• Description of the task: Transcribe the records below exactly as they appear, omitting any pictures.

• Material provided:
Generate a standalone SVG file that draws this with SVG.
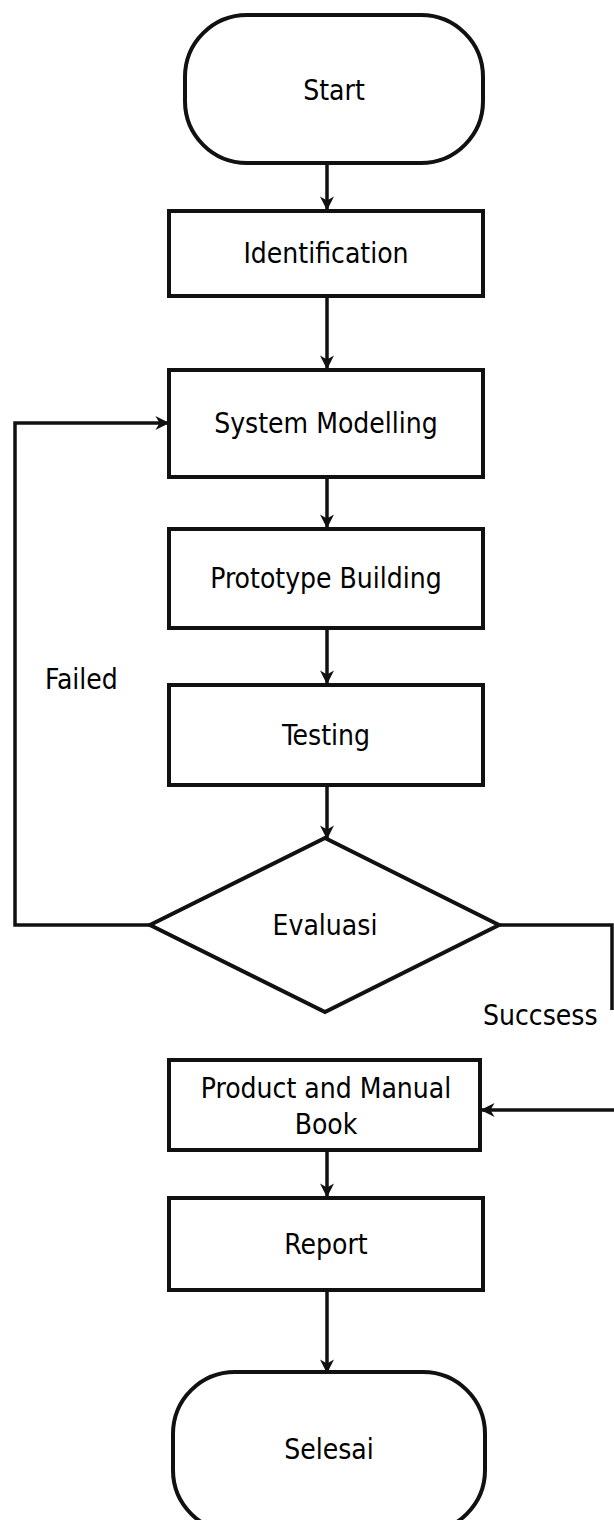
<svg xmlns="http://www.w3.org/2000/svg" width="614" height="1520" viewBox="0 0 614 1520">
<style>
.shape{fill:#fff;stroke:#111;stroke-width:4}
.conn{fill:none;stroke:#111;stroke-width:3.5}
.lbl{font-family:"DejaVu Sans Condensed","Liberation Sans",sans-serif;font-size:28px;fill:#000;text-anchor:middle;dominant-baseline:central}
.side{font-family:"DejaVu Sans Condensed","Liberation Sans",sans-serif;font-size:28px;fill:#000}
</style>
<defs>
<marker id="ah" viewBox="0 0 10 10" refX="9" refY="5" markerWidth="4" markerHeight="4" orient="auto" markerUnits="strokeWidth">
<path d="M0 0 L10 5 L0 10 L3 5 Z" fill="#111"/>
</marker>
</defs>
<rect width="614" height="1520" fill="#fff"/>
<g id="connectors">
<line class="conn" x1="327" y1="163" x2="327" y2="209" marker-end="url(#ah)"/>
<line class="conn" x1="327" y1="296" x2="327" y2="368" marker-end="url(#ah)"/>
<line class="conn" x1="327" y1="477" x2="327" y2="527" marker-end="url(#ah)"/>
<line class="conn" x1="327" y1="628" x2="327" y2="683" marker-end="url(#ah)"/>
<line class="conn" x1="327" y1="785" x2="327" y2="838" marker-end="url(#ah)"/>
<polyline class="conn" points="150,925 15,925 15,423 168,423" marker-end="url(#ah)"/>
<polyline class="conn" points="499,925 612,925 612,1010"/>
<line class="conn" x1="614" y1="1110" x2="482" y2="1110" marker-end="url(#ah)"/>
<line class="conn" x1="327" y1="1150" x2="327" y2="1196" marker-end="url(#ah)"/>
<line class="conn" x1="327" y1="1290" x2="327" y2="1372" marker-end="url(#ah)"/>
<text class="side" x="45" y="689">Failed</text>
<text class="side" x="483" y="1025">Succsess</text>
</g>
<g id="start">
<rect class="shape" x="185" y="15" width="298" height="148" rx="62" ry="62"/>
<text class="lbl" x="334" y="90">Start</text>
</g>
<g id="identification">
<rect class="shape" x="169" y="211" width="314" height="85"/>
<text class="lbl" x="326" y="253">Identification</text>
</g>
<g id="system-modelling">
<rect class="shape" x="169" y="370" width="314" height="107"/>
<text class="lbl" x="326" y="423">System Modelling</text>
</g>
<g id="prototype-building">
<rect class="shape" x="169" y="529" width="314" height="99"/>
<text class="lbl" x="326" y="578">Prototype Building</text>
</g>
<g id="testing">
<rect class="shape" x="169" y="685" width="314" height="100"/>
<text class="lbl" x="326" y="735">Testing</text>
</g>
<g id="evaluasi">
<polygon class="shape" points="325,838 499,925 325,1012 150,925" stroke-width="3.5"/>
<text class="lbl" x="325" y="925">Evaluasi</text>
</g>
<g id="product">
<rect class="shape" x="169" y="1060" width="311" height="90"/>
<text class="lbl" x="326" y="1088">Product and Manual</text>
<text class="lbl" x="326" y="1124">Book</text>
</g>
<g id="report">
<rect class="shape" x="169" y="1198" width="314" height="92"/>
<text class="lbl" x="326" y="1244">Report</text>
</g>
<g id="selesai">
<rect class="shape" x="173" y="1372" width="312" height="160" rx="62" ry="62"/>
<text class="lbl" x="329" y="1449">Selesai</text>
</g>
</svg>
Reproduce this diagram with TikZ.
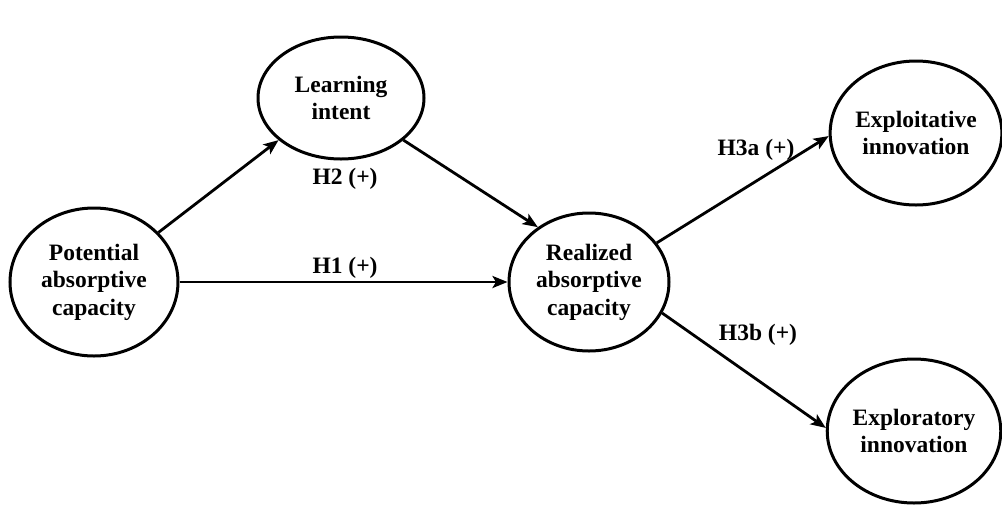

• Written reply:
Generate a standalone SVG file that draws this with SVG.
<svg xmlns="http://www.w3.org/2000/svg" width="614" height="1520" viewBox="0 0 614 1520">
<style>
.shape{fill:#fff;stroke:#111;stroke-width:4}
.conn{fill:none;stroke:#111;stroke-width:3.5}
.lbl{font-family:"DejaVu Sans Condensed","Liberation Sans",sans-serif;font-size:28px;fill:#000;text-anchor:middle;dominant-baseline:central}
.side{font-family:"DejaVu Sans Condensed","Liberation Sans",sans-serif;font-size:28px;fill:#000}
</style>
<defs>
<marker id="ah" viewBox="0 0 10 10" refX="9" refY="5" markerWidth="4" markerHeight="4" orient="auto" markerUnits="strokeWidth">
<path d="M0 0 L10 5 L0 10 L3 5 Z" fill="#111"/>
</marker>
</defs>
<rect width="614" height="1520" fill="#fff"/>
<g id="connectors">
<line class="conn" x1="327" y1="163" x2="327" y2="209" marker-end="url(#ah)"/>
<line class="conn" x1="327" y1="296" x2="327" y2="368" marker-end="url(#ah)"/>
<line class="conn" x1="327" y1="477" x2="327" y2="527" marker-end="url(#ah)"/>
<line class="conn" x1="327" y1="628" x2="327" y2="683" marker-end="url(#ah)"/>
<line class="conn" x1="327" y1="785" x2="327" y2="838" marker-end="url(#ah)"/>
<polyline class="conn" points="150,925 15,925 15,423 168,423" marker-end="url(#ah)"/>
<polyline class="conn" points="499,925 612,925 612,1010"/>
<line class="conn" x1="614" y1="1110" x2="482" y2="1110" marker-end="url(#ah)"/>
<line class="conn" x1="327" y1="1150" x2="327" y2="1196" marker-end="url(#ah)"/>
<line class="conn" x1="327" y1="1290" x2="327" y2="1372" marker-end="url(#ah)"/>
<text class="side" x="45" y="689">Failed</text>
<text class="side" x="483" y="1025">Succsess</text>
</g>
<g id="start">
<rect class="shape" x="185" y="15" width="298" height="148" rx="62" ry="62"/>
<text class="lbl" x="334" y="90">Start</text>
</g>
<g id="identification">
<rect class="shape" x="169" y="211" width="314" height="85"/>
<text class="lbl" x="326" y="253">Identification</text>
</g>
<g id="system-modelling">
<rect class="shape" x="169" y="370" width="314" height="107"/>
<text class="lbl" x="326" y="423">System Modelling</text>
</g>
<g id="prototype-building">
<rect class="shape" x="169" y="529" width="314" height="99"/>
<text class="lbl" x="326" y="578">Prototype Building</text>
</g>
<g id="testing">
<rect class="shape" x="169" y="685" width="314" height="100"/>
<text class="lbl" x="326" y="735">Testing</text>
</g>
<g id="evaluasi">
<polygon class="shape" points="325,838 499,925 325,1012 150,925" stroke-width="3.5"/>
<text class="lbl" x="325" y="925">Evaluasi</text>
</g>
<g id="product">
<rect class="shape" x="169" y="1060" width="311" height="90"/>
<text class="lbl" x="326" y="1088">Product and Manual</text>
<text class="lbl" x="326" y="1124">Book</text>
</g>
<g id="report">
<rect class="shape" x="169" y="1198" width="314" height="92"/>
<text class="lbl" x="326" y="1244">Report</text>
</g>
<g id="selesai">
<rect class="shape" x="173" y="1372" width="312" height="160" rx="62" ry="62"/>
<text class="lbl" x="329" y="1449">Selesai</text>
</g>
</svg>
Reproduce this diagram with TikZ.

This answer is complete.